Dicho libro acompañó mi estadía en Buenos Aires y mi viaje a la Patagonia donde su lectura se volvió un amuleto en los turbulentos vuelos en que creí caer a la manera de Ibargüengoitia, pero sin el talento. Cada que el avión empezaba a sacudirse de maneras onánicas yo gritaba “¡Borges, Borges, Borges!” y comenzaba a leer algún párrafo de mi libro-amuleto para pasar la tempestad.
Así me enteré en primer lugar que Alberto Mangel fue de los no muchos que le leían a Borges en sus tiempos de oscuridad y que tuvo un acercamiento privilegiado al autor al grado de escuchar a la anciana madre de Borges gritarle desde su alcoba, cuando llegaban a salir: “Georgie, no te olvides el abrigo”.
Leyendo a Mangel me enteré de datos insólitos sobre la vida cotidiana de mi escritor favorito. Supe que adoraba ir al cine —ya ciego—a las proyecciones de West Side Story, película que había visto en repetidas ocasiones y que juraba “ver” cuando la escuchaba. Supe también que siendo un declarado incapaz para creer, rezaba un padre nuestro en inglés antes de dormir, que un día un tigre puso sus garras en sus hombros, y que le advertía a su sobrino de cinco años: “si te portás bien, te voy a dar permiso para que imagines un oso”.

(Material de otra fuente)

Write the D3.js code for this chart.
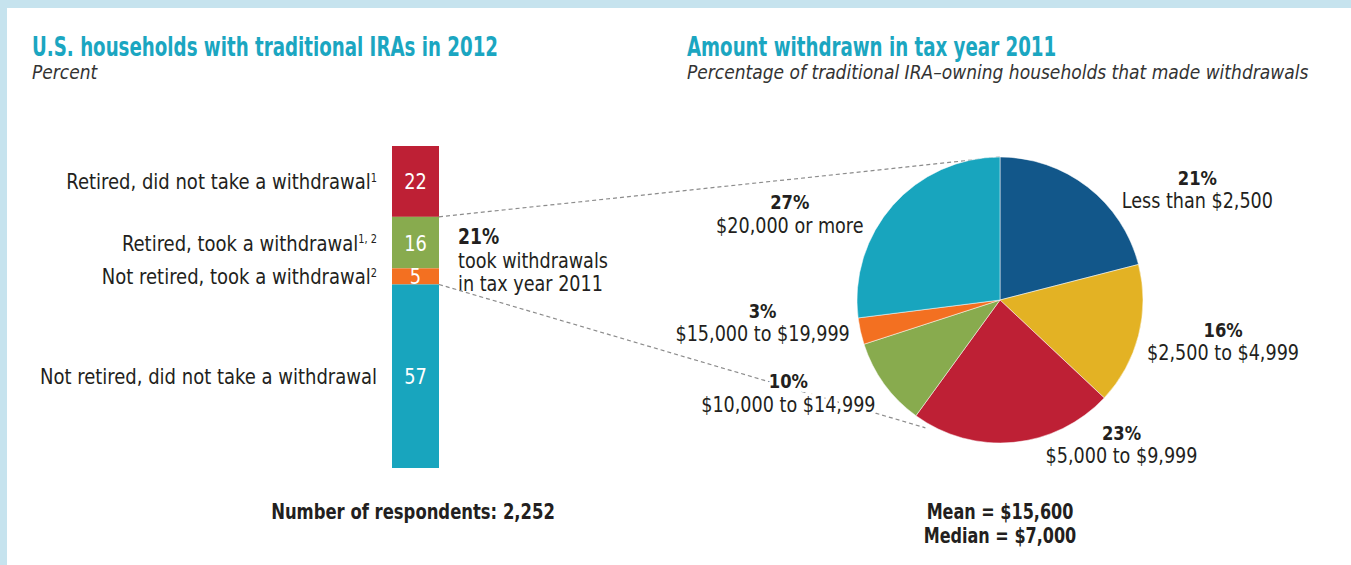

De eso quería platicarles en esta ocasión, la última de este año. El último del mundo como era antes. No quise hablarles de la gasolina ni del futuro, porque hoy da la casualidad de que gasolina y futuro son la misma cosa. Por eso mejor les comparto mi mantra para los tiempos turbulentos: “Borges, Borges, Borges”.